Thanks guys (and gals) for the advice. I'm starting a new federal job and am not sure how long we will stay here, so I also want to protect my downside in case I have to sell in 1-2 years for a promotion, or to go buy a home in San Diego after prices fall 40%:) Yesterday, I decided to just use a realtor instead of going it alone and I am convinced that it was a good move in this market. It is listed through my realtor's agency, and today she recommended twice that I offer 250k. IMO she talked to the listing realtor and came up with that figure. A solid offer at 245k should get me the deal if I stay firm. The listing expires in 4 days, the seller's realtor is representing them on their next purchase, and given the history they really want to sell.

Last question: What is the best route for pre-qualification and finding a good loan? Online sites like lendingtree, or a local broker/company? Will I save $ if I use the web?

Submitted by sdrealtor on April 10, 2007 - 10:13pm.

DON'T use lendingtree or an online shopping service like that! They could run your credit several dozen times and potentially damage your FICO scores. Have your realtor recommend a good local lender (not them!) and make sure to get a quote from a direct lender as well as a broker that will rate shop for you.
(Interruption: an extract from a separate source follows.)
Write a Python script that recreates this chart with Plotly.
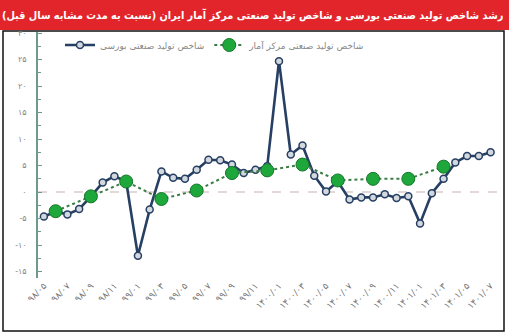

Submitted by juice (not verified) on April 10, 2007 - 10:22pm.

Thanks! Also forgot to ask a realtor related question. If the listing expires and in 2 weeks I went FSBO with this owner, I assume that he will still owe commission to his realtor even though it is expired, right? How long after a listing is cancelled does a seller still owe commission to a realtor who brought someone though the house?

Submitted by Raybyrnes on April 10, 2007 - 10:32pm.

DON'T use lendingtree or an online shopping service like that! They could run your credit several dozen times and potentially damage your FICO scores.

I am not going to comment on lending tree becasue I have never used them. My understaning of credit is that you have free rain to shop for credit provided you are doing it within a 2 week period of time. That means I can go to 10 different dealerships and have each run my credit and the crediting agencies will recognize this as 1 item of credit that I am searching for. I would think this would hold true for mortgages aswell. If lendingt tree is going to send my credit out to be run let them do so provided it is done within that 2 week period

A more detrimental scenario would be having my credit run 1 a month jsut to see what I can get. This on the other hand would have an adverse effect on my credit.

Submitted by sdrealtor on April 10, 2007 - 10:46pm.

Thats the problem with lendingtree. You have no control and your app can end up lots of places.

Submitted by Cow_tipping on April 11, 2007 - 7:47am.

I bought in a non bubble market in 2003. I thought I got a great deal. I see houses comming up for 2-3 times what I paid for similar size right in my neighborhood. Charlotte NC is where I live and the situation here is similar to what he described, only bigger. Big University - UNCC, 2 big banks, and there are houses on my street that are listed at 8-10% more than their purchase price, and they are not selling.
There is down side, especially is there is new construction which he has indicated there is. The problem with the steady employment situation is, there isn't likely to be an upsurge which will cause things to sell and create a move up market. What they paid is irrelevant, what they owe is irrelevant, the fact that they are moving to a new house is indicative of the fact that there is supply, when demand is static. I can show you plenty of houses in charlotte where from 96 to 2002 the owners lost $$ and lost a good bit. 02 to now, I am assuming is flat, and in cases of some builders they are blowing a nice huge bubble. When it pops I presume it will blow up the whole city for a few years.